- _REQUIRED TASK_
Present every line in which the string "document" appears.

§ §

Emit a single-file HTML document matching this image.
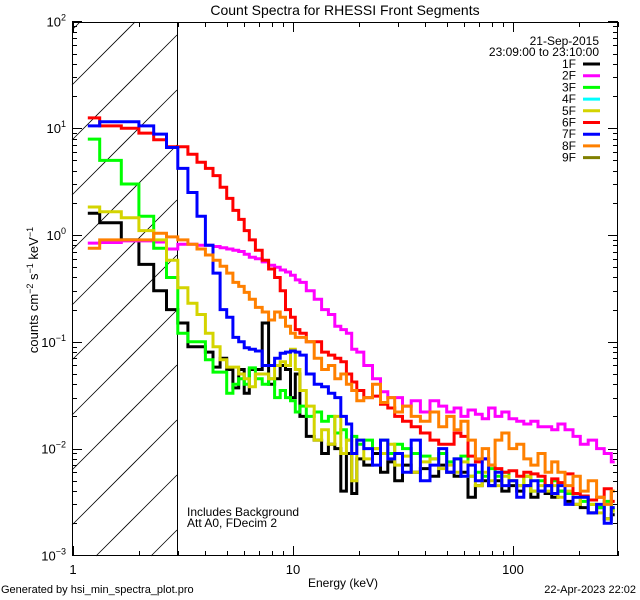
<!DOCTYPE html>
<html><head><meta charset="utf-8"><style>
html,body{margin:0;padding:0;background:#fff;width:640px;height:600px;overflow:hidden;}
svg{display:block;font-family:"Liberation Sans",sans-serif;}
</style></head><body>
<svg id="chart" width="640" height="600" viewBox="0 0 640 600" xmlns="http://www.w3.org/2000/svg">
<defs><clipPath id="plotclip"><rect x="72" y="22" width="546" height="534"/></clipPath></defs>
<rect x="0" y="0" width="640" height="600" fill="#fff"/>
<text x="345" y="15" font-size="14" text-anchor="middle">Count Spectra for RHESSI Front Segments</text>
<g id="hatch"></g>
<line x1="177.5" y1="22" x2="177.5" y2="556" stroke="#000" stroke-width="1"/>
<g id="series" clip-path="url(#plotclip)"></g>
<rect x="72.5" y="22.5" width="545" height="533" fill="none" stroke="#000" stroke-width="1"/>
<g id="axes"></g>
<text transform="translate(38,290) rotate(-90)" font-size="13" text-anchor="middle">counts cm<tspan dy="-5" font-size="9">−2</tspan><tspan dy="5"> s</tspan><tspan dy="-5" font-size="9">−1</tspan><tspan dy="5"> keV</tspan><tspan dy="-5" font-size="9">−1</tspan></text>
<text x="343" y="587" font-size="12" text-anchor="middle">Energy (keV)</text>
<text x="1" y="593" font-size="11">Generated by hsi_min_spectra_plot.pro</text>
<text x="636" y="593" font-size="11" text-anchor="end">22-Apr-2023 22:02</text>
<text x="187" y="516" font-size="12">Includes Background</text>
<text x="187" y="527" font-size="12">Att A0, FDecim 2</text>
<text x="599" y="45" font-size="12" text-anchor="end">21-Sep-2015</text>
<text x="599" y="56" font-size="12" text-anchor="end">23:09:00 to 23:10:00</text>
<g id="legend"></g>
</svg>
<script>
const NS="http://www.w3.org/2000/svg";
const energies=[1.167,1.5,1.833,2.167,2.5,2.833,3.167,3.5,3.833,4.167,4.5,4.833,5.167,5.5,5.833,6.167,6.5,7,7.5,8,8.5,9,9.5,10,10.5,11,12,13,14,15,16,17,18,19,20,22,24,26,28,30,33,36,40,44,48,52,56,60,65,70,75,80,86,92,100,108,116,125,135,145,155,165,180,195,210,230,250,270,290];
const seriesNames=["1F","2F","3F","4F","5F","6F","7F","8F","9F"];
const seriesColors=["#000000","#ff00ff","#00ff00","#00ffff","#d4d400","#ff0000","#0000ff","#ff8000","#808000"];
const s1F=[1.6,1.3,0.9,0.53,0.3,0.2,0.15,0.09,0.09,0.08,0.058,0.07,0.055,0.037,0.055,0.033,0.055,0.055,0.15,0.04,0.045,0.06,0.055,0.03,0.05,0.02,0.013,0.012,0.009,0.011,0.01,0.004,0.009,0.0038,0.008,0.007,0.009,0.006,0.0075,0.005,0.007,0.006,0.0065,0.0055,0.007,0.006,0.0055,0.006,0.0035,0.0045,0.005,0.0045,0.005,0.004,0.0045,0.004,0.0045,0.0035,0.004,0.0038,0.0035,0.004,0.0032,0.003,0.0028,0.0025,0.0028,0.0022,0.0024];
const s2F=[0.84,0.85,0.88,0.88,0.86,0.74,0.82,0.82,0.8,0.8,0.78,0.76,0.74,0.72,0.7,0.66,0.62,0.6,0.56,0.52,0.5,0.47,0.45,0.42,0.38,0.36,0.3,0.25,0.2,0.18,0.14,0.13,0.12,0.085,0.08,0.06,0.045,0.034,0.03,0.03,0.025,0.028,0.022,0.028,0.025,0.022,0.024,0.02,0.023,0.021,0.019,0.024,0.02,0.022,0.019,0.018,0.017,0.018,0.016,0.016,0.015,0.017,0.015,0.013,0.011,0.012,0.01,0.009,0.0075];
const s3F=[7.9,5,3,1.5,0.75,0.4,0.12,0.1,0.1,0.068,0.052,0.052,0.033,0.04,0.045,0.04,0.057,0.045,0.04,0.045,0.03,0.035,0.03,0.028,0.022,0.025,0.02,0.022,0.018,0.02,0.014,0.015,0.012,0.013,0.011,0.012,0.01,0.012,0.009,0.011,0.01,0.009,0.0085,0.008,0.009,0.0075,0.008,0.0085,0.0055,0.006,0.0055,0.0065,0.0055,0.006,0.005,0.0045,0.0055,0.004,0.005,0.0045,0.005,0.004,0.0038,0.0035,0.0032,0.003,0.0028,0.0032,0.0027];
const s4F=[];
const s5F=[1.83,1.65,1.45,1.1,0.9,0.58,0.32,0.23,0.18,0.12,0.09,0.068,0.058,0.058,0.05,0.045,0.038,0.05,0.05,0.045,0.06,0.065,0.06,0.085,0.055,0.035,0.025,0.012,0.015,0.011,0.02,0.009,0.012,0.005,0.012,0.008,0.01,0.009,0.011,0.007,0.0085,0.006,0.0075,0.008,0.0065,0.007,0.006,0.0075,0.0055,0.0045,0.006,0.005,0.0045,0.0055,0.005,0.0045,0.0055,0.004,0.0045,0.004,0.0045,0.0035,0.004,0.003,0.0035,0.003,0.0025,0.0022,0.0026];
const s6F=[12.5,10.5,10,9,7.8,6.7,6.7,5.7,4.8,4.2,3.6,2.8,2.2,1.7,1.4,1.1,0.9,0.72,0.58,0.48,0.4,0.3,0.2,0.17,0.13,0.12,0.1,0.1,0.08,0.075,0.07,0.065,0.05,0.042,0.035,0.03,0.031,0.026,0.024,0.02,0.018,0.016,0.014,0.012,0.011,0.011,0.014,0.013,0.0085,0.0075,0.008,0.007,0.0065,0.006,0.0062,0.0055,0.006,0.0058,0.0055,0.0045,0.0052,0.0048,0.0058,0.0038,0.0036,0.0033,0.0035,0.0042,0.0032];
const s7F=[10.5,11.5,11.5,10.5,8.8,6.6,4.2,2.5,1.5,0.8,0.44,0.2,0.17,0.11,0.1,0.088,0.085,0.082,0.06,0.06,0.07,0.078,0.08,0.082,0.08,0.075,0.05,0.04,0.038,0.033,0.03,0.02,0.017,0.009,0.012,0.01,0.007,0.012,0.008,0.009,0.006,0.012,0.005,0.007,0.01,0.006,0.008,0.0055,0.007,0.005,0.008,0.0045,0.006,0.0045,0.005,0.0035,0.0045,0.005,0.004,0.0045,0.0038,0.0045,0.003,0.0035,0.0035,0.0025,0.003,0.002,0.0028];
const s8F=[0.75,0.9,0.9,0.9,1.04,0.96,0.9,0.82,0.74,0.65,0.58,0.51,0.44,0.36,0.33,0.29,0.25,0.21,0.19,0.16,0.19,0.17,0.14,0.12,0.11,0.11,0.1,0.07,0.055,0.06,0.045,0.05,0.04,0.035,0.028,0.03,0.04,0.027,0.03,0.022,0.025,0.02,0.018,0.022,0.016,0.02,0.015,0.018,0.012,0.008,0.01,0.007,0.012,0.014,0.01,0.011,0.008,0.007,0.009,0.006,0.0075,0.006,0.0045,0.0055,0.004,0.005,0.0035,0.003,0.004];
const s9F=[];
const seriesData=[s1F,s2F,s3F,s4F,s5F,s6F,s7F,s8F,s9F];
const xTickLabels=["1","10","100"];
const xTickValues=[1,10,100];
const yTickExps=[-3,-2,-1,0,1,2];

const X0=73,XD=220,Y0=235,YD=106.8;
function xs(v){return X0+XD*Math.log10(v);}
function ys(v){return Y0-YD*Math.log10(v);}
function mk(tag,attrs,parent){const e=document.createElementNS(NS,tag);for(const k in attrs)e.setAttribute(k,attrs[k]);parent.appendChild(e);return e;}

// hatch: lines y = c - (x-72), clipped to x in [72,177], y in [22,556]
const hatch=document.getElementById('hatch');
const HX0=72,HX1=177,HY0=22,HY1=556;
for(let c=30;c<700;c+=55){
  let xa=Math.max(HX0, HX0+(c-HY1));
  let xb=Math.min(HX1, HX0+(c-HY0));
  if(xb<=xa)continue;
  const l=mk('line',{x1:xa,y1:c-(xa-HX0),x2:xb,y2:c-(xb-HX0),stroke:'#000','stroke-width':0.8},hatch);
  
  
}

const axes=document.getElementById('axes');
for(const e of yTickExps){
  for(let m=1;m<=9;m++){
    const v=m*Math.pow(10,e);
    if(e===2&&m>1)break;
    const y=Math.round(ys(v))+0.5;
    const len=m===1?10:5;
    const t1=mk('line',{x1:72,y1:y,x2:72+len,y2:y,stroke:'#000','stroke-width':1},axes);
    
    
    const t2=mk('line',{x1:618-len,y1:y,x2:618,y2:y,stroke:'#000','stroke-width':1},axes);
    
    
  }
  const lab=mk('text',{x:66,y:ys(Math.pow(10,e))+5,'font-size':13,'text-anchor':'end'},axes);
  
  
  lab.innerHTML='10<tspan dy="-6" font-size="9">'+(e<0?'−'+(-e):e)+'</tspan>';
}
for(let d=0;d<3;d++){
  for(let m=1;m<=9;m++){
    const v=m*Math.pow(10,d);
    if(v>300)break;
    const x=Math.round(xs(v))+0.5;
    const len=m===1?10:5;
    const b=mk('line',{x1:x,y1:556,x2:x,y2:556-len,stroke:'#000','stroke-width':1},axes);
    
    
    const t=mk('line',{x1:x,y1:22,x2:x,y2:22+len,stroke:'#000','stroke-width':1},axes);
    
    
  }
}
xTickValues.forEach((v,i)=>{
  const t=mk('text',{x:xs(v),y:574,'font-size':13,'text-anchor':'middle'},axes);
  
  
  t.textContent=xTickLabels[i];
});

const sg=document.getElementById('series');
seriesData.forEach((vals,si)=>{
  if(!vals.length)return;
  const px=energies.slice(0,vals.length).map(xs);
  let d='';
  for(let i=0;i<vals.length;i++){
    const y=ys(vals[i]).toFixed(1);
    const xl=i===0?px[0]:(px[i-1]+px[i])/2;
    const xr=i===vals.length-1?px[i]:(px[i]+px[i+1])/2;
    d+=(i===0?'M':'L')+xl.toFixed(1)+','+y+'L'+xr.toFixed(1)+','+y;
  }
  const p=mk('path',{d:d,fill:'none',stroke:seriesColors[si],'stroke-width':3,'stroke-linejoin':'miter'},sg);
  
  
});

const lg=document.getElementById('legend');
seriesNames.forEach((n,i)=>{
  const y=64+i*11.7;
  const t=mk('text',{x:576,y:y+4,'font-size':12,'text-anchor':'end'},lg);
  
  
  t.textContent=n;
  const l=mk('line',{x1:583,y1:y,x2:600,y2:y,stroke:seriesColors[i],'stroke-width':3},lg);
  
  
});
</script>
</body></html>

§ §

- _WRITTEN SOLUTION_
Emit a single-file HTML document matching this image.
function mk(tag,attrs,parent){const e=document.createElementNS(NS,tag);for(const k in attrs)e.setAttribute(k,attrs[k]);parent.appendChild(e);return e;}
const hatch=document.getElementById('hatch');
const axes=document.getElementById('axes');
const sg=document.getElementById('series');
const lg=document.getElementById('legend');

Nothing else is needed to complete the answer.